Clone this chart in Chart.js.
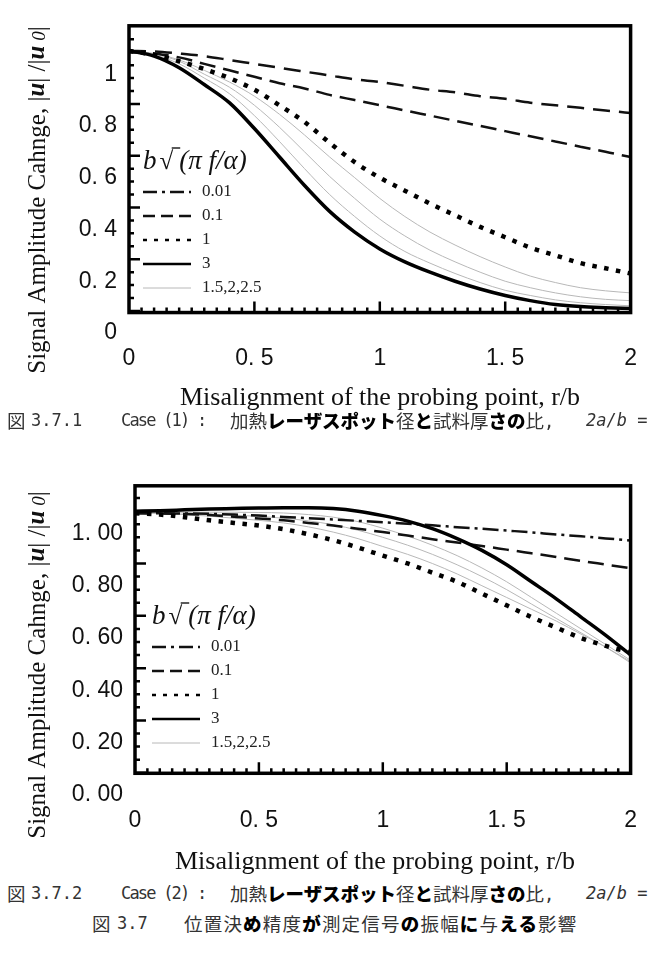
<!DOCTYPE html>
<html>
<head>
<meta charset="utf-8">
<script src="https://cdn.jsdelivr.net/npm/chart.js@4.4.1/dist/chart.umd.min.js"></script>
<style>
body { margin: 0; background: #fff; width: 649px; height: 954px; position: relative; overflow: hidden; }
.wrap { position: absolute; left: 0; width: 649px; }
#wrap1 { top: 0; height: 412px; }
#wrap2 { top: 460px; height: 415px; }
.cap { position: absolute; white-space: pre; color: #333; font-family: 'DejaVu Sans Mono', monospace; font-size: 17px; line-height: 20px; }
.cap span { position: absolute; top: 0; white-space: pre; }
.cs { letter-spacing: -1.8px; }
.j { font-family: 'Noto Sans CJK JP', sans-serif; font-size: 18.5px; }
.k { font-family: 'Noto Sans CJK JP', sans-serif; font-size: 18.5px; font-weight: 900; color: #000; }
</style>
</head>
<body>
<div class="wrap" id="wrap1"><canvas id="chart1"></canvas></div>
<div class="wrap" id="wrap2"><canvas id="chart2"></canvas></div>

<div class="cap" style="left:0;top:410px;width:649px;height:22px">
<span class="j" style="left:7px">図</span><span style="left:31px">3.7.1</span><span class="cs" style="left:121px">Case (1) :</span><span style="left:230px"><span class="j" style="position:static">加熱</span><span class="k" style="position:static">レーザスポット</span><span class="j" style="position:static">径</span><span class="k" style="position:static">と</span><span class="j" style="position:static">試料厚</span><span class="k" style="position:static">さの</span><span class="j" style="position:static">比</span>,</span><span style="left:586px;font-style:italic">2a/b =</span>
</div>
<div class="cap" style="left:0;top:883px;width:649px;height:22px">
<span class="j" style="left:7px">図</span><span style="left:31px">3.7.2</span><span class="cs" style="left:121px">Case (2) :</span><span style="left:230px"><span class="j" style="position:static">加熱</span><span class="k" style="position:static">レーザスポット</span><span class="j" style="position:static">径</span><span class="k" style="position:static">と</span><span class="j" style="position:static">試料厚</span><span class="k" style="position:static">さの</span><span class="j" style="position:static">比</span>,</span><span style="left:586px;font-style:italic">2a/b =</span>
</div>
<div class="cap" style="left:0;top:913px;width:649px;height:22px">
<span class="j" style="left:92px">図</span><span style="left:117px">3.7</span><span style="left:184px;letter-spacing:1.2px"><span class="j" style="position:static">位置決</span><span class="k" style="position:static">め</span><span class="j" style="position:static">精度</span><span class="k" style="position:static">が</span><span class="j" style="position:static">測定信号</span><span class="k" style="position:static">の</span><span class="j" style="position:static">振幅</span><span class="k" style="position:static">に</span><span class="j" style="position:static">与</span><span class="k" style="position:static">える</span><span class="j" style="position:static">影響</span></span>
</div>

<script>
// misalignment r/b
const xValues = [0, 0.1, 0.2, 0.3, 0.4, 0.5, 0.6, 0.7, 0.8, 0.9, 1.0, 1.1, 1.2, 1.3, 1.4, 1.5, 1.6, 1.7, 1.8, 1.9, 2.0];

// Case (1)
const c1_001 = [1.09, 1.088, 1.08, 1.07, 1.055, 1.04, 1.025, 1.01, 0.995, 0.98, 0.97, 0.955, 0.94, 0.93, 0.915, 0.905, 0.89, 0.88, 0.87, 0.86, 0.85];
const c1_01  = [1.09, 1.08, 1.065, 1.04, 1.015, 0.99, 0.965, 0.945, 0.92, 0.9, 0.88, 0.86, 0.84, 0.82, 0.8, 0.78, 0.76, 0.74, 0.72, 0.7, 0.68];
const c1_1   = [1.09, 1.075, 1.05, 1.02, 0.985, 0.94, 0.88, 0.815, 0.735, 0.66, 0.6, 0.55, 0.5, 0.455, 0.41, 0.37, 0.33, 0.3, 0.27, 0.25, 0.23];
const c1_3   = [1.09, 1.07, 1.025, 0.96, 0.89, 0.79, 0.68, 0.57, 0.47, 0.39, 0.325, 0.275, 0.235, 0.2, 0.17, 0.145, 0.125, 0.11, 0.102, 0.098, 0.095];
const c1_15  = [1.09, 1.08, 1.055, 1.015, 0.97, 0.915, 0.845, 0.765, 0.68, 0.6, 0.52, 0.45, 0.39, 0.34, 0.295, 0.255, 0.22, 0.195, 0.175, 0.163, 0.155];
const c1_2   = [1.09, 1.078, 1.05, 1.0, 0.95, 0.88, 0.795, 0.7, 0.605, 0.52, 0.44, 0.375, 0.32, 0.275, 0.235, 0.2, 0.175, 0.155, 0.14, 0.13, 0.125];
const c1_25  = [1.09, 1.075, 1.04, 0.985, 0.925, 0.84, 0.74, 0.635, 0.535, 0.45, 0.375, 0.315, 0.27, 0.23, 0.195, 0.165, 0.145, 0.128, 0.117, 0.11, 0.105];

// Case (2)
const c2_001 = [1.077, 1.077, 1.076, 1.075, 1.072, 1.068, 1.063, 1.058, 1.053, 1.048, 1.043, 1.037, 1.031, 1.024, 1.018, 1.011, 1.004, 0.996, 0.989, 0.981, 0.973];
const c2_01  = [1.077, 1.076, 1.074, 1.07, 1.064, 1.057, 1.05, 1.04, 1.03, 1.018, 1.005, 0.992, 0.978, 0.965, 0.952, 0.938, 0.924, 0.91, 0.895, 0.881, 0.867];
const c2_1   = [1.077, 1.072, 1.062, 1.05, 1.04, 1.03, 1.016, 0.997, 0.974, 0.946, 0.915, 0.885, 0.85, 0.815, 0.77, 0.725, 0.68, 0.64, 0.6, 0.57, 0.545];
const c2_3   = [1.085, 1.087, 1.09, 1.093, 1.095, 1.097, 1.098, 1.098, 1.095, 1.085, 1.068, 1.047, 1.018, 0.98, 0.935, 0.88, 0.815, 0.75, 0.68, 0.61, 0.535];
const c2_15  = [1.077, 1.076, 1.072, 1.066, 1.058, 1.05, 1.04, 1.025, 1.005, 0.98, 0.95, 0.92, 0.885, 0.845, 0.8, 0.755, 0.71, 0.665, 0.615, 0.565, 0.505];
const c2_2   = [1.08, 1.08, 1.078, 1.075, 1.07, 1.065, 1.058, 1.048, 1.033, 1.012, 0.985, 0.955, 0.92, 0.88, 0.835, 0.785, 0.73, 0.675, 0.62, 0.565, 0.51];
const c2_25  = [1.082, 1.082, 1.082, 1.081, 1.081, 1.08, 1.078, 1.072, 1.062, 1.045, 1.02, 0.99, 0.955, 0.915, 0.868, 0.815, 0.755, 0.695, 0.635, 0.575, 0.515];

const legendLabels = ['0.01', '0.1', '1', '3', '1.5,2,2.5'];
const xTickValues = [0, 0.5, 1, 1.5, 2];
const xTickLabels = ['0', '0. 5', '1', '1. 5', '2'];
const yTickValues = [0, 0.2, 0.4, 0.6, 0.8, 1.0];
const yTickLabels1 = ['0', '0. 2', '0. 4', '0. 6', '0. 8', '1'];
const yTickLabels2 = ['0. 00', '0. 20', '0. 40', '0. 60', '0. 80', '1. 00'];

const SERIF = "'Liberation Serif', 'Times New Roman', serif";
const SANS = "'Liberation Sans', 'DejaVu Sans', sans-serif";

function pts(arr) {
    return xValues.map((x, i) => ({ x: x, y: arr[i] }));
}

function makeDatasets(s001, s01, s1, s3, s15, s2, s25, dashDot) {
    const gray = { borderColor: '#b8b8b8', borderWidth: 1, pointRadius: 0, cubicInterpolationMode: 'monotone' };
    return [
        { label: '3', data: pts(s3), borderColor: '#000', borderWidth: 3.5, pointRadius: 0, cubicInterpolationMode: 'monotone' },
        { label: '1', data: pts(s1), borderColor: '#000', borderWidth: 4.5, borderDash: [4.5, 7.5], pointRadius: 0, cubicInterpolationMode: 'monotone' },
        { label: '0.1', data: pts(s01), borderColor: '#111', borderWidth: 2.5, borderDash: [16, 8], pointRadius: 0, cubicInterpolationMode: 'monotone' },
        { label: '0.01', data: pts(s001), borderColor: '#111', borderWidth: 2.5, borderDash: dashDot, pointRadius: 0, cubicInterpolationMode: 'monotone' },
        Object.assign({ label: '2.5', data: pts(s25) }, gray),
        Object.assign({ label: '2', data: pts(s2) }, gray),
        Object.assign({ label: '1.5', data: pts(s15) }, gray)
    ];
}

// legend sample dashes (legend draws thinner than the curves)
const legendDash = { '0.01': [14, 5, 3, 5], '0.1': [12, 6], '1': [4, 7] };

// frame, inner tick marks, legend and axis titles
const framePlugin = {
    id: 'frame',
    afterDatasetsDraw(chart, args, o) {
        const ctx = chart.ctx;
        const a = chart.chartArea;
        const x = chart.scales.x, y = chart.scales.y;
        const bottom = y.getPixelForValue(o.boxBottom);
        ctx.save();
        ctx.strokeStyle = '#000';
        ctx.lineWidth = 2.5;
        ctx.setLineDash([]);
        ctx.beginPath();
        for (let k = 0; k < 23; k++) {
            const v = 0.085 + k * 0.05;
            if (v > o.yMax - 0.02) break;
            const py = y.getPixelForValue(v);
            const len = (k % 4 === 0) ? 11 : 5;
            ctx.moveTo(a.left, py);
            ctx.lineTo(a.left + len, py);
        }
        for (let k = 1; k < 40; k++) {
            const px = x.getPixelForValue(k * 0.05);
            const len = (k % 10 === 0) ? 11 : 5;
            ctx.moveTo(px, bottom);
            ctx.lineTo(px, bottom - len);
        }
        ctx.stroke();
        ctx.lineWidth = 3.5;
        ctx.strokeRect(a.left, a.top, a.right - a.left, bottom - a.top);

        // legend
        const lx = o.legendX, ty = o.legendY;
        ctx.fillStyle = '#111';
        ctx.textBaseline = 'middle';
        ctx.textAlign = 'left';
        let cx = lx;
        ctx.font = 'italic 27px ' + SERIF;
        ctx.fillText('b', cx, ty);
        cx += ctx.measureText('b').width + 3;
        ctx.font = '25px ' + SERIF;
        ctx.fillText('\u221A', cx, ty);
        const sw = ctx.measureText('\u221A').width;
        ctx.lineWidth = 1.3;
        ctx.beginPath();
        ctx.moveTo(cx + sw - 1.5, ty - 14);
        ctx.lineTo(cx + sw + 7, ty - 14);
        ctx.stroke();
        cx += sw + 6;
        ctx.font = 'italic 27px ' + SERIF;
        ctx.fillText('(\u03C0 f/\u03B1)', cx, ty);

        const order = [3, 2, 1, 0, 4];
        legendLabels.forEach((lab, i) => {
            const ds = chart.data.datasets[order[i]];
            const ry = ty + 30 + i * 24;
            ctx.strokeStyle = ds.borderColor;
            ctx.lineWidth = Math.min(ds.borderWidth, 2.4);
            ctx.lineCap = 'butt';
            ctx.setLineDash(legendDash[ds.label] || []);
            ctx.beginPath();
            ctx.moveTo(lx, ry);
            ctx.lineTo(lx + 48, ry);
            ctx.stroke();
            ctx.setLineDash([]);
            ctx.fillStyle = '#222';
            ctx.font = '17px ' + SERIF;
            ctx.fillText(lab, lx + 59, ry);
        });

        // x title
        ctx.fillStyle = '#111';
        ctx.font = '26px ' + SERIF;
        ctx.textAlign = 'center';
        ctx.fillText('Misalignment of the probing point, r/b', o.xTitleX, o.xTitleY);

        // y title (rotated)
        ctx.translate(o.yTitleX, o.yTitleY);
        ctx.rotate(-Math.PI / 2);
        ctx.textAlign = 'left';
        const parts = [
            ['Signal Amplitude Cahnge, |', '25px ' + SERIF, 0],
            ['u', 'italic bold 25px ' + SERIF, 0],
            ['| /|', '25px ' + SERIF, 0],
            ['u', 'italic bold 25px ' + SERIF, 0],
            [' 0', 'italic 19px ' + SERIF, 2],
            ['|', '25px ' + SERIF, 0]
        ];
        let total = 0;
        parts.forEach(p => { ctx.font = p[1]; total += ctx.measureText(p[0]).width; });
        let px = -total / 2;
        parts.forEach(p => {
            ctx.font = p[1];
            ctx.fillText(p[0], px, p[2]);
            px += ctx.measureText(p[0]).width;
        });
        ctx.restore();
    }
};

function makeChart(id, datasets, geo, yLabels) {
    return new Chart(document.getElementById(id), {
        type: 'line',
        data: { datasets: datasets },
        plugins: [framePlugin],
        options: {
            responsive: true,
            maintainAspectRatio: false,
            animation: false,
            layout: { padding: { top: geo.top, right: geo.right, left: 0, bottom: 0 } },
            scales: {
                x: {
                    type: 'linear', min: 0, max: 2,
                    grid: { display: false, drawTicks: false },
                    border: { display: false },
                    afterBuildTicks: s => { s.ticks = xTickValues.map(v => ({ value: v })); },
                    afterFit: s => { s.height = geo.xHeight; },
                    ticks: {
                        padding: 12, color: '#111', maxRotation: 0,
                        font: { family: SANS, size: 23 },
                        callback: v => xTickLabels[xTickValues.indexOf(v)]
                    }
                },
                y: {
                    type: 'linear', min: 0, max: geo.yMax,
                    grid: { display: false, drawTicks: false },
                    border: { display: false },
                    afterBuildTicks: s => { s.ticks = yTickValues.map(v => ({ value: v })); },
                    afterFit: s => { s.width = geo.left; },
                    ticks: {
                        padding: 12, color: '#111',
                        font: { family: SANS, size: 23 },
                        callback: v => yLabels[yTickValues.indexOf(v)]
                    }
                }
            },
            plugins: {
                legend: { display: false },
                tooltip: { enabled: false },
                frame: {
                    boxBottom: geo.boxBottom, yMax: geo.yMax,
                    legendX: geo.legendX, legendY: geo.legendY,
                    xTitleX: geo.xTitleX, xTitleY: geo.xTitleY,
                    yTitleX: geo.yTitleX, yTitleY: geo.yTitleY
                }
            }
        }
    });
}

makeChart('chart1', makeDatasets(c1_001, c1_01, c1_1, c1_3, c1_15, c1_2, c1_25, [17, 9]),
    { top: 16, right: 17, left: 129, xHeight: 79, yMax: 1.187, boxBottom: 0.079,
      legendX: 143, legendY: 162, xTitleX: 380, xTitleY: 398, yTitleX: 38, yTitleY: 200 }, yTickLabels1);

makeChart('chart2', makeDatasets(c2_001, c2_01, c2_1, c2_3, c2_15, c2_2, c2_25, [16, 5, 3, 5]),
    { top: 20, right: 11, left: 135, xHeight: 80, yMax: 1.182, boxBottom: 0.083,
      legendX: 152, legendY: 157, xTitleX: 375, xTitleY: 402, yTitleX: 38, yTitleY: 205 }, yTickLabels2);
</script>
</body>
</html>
■ ■ ■ ■
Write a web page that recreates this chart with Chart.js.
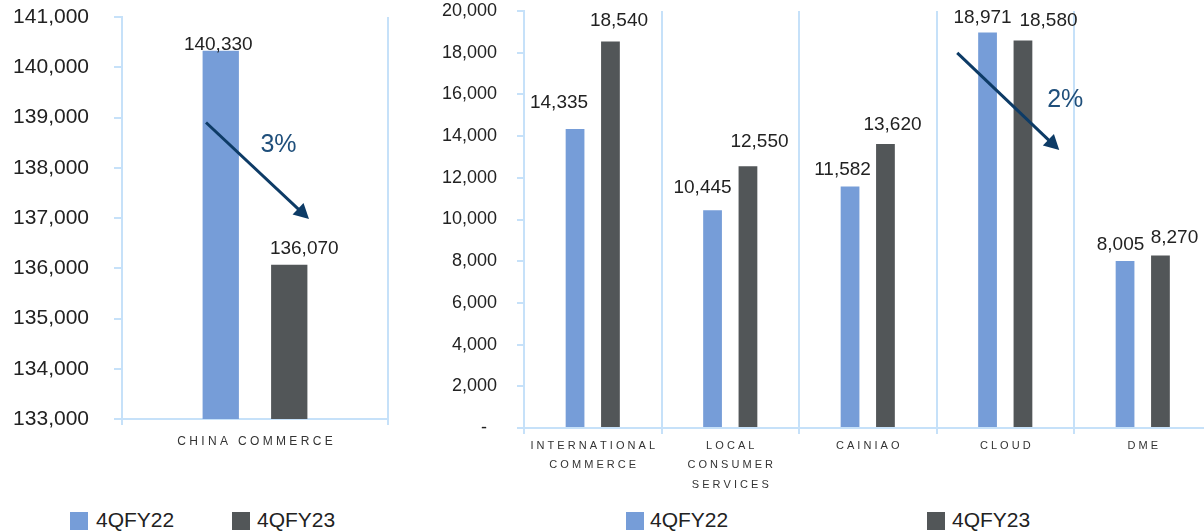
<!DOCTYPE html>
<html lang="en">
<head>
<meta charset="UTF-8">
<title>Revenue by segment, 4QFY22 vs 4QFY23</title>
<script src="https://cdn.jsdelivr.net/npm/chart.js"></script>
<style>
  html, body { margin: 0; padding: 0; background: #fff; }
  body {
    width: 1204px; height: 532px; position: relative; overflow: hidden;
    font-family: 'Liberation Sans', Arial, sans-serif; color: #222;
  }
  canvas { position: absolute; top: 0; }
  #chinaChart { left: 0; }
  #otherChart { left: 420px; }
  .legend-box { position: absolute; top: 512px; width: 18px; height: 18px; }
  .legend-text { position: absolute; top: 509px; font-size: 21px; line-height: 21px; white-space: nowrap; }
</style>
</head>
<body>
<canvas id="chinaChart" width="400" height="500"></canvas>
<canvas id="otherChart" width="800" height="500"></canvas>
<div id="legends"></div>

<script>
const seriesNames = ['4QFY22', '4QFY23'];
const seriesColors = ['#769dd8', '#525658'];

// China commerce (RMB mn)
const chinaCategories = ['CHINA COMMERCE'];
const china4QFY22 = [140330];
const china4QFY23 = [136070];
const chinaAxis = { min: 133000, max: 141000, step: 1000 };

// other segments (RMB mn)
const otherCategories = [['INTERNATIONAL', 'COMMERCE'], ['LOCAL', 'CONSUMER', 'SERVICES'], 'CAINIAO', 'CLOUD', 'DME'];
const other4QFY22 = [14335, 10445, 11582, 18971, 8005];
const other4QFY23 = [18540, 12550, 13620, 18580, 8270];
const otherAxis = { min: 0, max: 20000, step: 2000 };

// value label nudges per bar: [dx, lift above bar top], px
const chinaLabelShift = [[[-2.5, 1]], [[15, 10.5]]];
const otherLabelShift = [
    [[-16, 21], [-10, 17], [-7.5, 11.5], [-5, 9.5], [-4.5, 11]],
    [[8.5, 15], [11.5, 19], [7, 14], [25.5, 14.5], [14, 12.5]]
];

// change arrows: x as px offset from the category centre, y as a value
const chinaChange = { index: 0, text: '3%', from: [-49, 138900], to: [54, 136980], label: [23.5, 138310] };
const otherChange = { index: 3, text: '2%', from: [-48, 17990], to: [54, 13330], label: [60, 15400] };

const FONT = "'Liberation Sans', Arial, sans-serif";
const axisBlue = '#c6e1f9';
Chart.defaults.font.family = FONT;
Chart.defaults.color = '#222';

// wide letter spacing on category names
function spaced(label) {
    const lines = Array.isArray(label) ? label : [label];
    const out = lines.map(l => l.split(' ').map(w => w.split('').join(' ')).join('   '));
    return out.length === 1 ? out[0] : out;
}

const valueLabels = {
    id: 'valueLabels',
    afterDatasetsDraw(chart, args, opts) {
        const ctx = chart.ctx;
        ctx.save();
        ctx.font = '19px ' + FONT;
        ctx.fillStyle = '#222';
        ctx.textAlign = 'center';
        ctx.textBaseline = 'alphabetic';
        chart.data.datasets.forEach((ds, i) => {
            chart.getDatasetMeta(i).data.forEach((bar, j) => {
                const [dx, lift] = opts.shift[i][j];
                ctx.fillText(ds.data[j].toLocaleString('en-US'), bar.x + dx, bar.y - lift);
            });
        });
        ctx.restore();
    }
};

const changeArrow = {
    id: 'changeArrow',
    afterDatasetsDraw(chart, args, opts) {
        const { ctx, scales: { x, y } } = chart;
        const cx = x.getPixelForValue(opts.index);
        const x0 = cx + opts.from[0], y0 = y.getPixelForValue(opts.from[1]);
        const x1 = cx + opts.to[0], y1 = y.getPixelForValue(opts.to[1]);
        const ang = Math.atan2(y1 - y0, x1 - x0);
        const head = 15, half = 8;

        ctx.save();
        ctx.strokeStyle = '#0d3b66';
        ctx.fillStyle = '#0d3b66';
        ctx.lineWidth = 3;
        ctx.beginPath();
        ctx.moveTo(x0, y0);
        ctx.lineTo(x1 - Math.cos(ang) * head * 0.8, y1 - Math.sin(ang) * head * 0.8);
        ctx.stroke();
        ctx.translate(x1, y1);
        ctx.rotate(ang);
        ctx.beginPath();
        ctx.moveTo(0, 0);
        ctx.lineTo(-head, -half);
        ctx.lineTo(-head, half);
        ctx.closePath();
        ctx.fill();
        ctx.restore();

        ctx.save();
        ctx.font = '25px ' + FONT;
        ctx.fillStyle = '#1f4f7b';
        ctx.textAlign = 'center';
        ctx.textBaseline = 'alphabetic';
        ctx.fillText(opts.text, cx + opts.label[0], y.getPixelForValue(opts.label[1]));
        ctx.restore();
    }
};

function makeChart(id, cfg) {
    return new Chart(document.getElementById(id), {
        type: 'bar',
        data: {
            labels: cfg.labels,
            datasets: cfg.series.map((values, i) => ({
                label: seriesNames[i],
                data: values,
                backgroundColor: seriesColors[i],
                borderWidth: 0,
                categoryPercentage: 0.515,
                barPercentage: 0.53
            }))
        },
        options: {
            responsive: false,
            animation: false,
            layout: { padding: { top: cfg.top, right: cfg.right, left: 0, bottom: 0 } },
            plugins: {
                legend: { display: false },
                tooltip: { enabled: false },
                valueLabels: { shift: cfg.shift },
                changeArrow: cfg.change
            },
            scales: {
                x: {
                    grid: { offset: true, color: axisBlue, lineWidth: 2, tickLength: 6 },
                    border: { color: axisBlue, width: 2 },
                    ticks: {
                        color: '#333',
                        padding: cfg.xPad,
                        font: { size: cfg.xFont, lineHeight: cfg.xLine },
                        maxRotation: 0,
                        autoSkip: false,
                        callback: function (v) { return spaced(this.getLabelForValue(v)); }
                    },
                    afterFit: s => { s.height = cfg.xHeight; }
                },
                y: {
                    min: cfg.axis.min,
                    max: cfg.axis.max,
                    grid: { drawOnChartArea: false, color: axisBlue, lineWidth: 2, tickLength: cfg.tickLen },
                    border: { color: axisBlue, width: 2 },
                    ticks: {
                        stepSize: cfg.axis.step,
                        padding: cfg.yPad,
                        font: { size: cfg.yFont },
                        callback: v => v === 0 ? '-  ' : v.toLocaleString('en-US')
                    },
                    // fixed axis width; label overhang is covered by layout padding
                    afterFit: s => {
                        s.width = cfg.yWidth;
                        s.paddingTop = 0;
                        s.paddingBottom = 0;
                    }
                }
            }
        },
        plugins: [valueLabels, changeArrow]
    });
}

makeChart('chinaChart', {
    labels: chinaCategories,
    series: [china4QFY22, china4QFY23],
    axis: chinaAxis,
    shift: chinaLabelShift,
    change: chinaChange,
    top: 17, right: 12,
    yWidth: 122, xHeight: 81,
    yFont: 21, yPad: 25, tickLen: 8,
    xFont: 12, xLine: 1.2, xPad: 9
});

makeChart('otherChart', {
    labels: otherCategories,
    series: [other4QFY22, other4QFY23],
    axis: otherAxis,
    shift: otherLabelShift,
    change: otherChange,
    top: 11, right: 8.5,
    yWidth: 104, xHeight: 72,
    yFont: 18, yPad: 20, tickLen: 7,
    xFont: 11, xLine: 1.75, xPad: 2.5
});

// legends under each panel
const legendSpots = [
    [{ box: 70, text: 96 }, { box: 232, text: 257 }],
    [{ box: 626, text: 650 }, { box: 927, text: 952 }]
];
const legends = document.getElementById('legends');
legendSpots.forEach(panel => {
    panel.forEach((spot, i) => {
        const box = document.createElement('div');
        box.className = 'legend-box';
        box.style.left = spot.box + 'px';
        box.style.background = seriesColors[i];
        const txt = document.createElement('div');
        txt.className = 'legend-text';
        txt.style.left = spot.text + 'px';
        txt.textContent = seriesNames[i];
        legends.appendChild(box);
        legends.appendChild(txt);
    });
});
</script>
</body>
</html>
■ ■ ■ ■
*Written request:* Find the lines that include the string "this", then copy each of them.

*Exercise answer:*
Clone this chart in Chart.js.
Write a web page that recreates this chart with Chart.js.
                        callback: function (v) { return spaced(this.getLabelForValue(v)); }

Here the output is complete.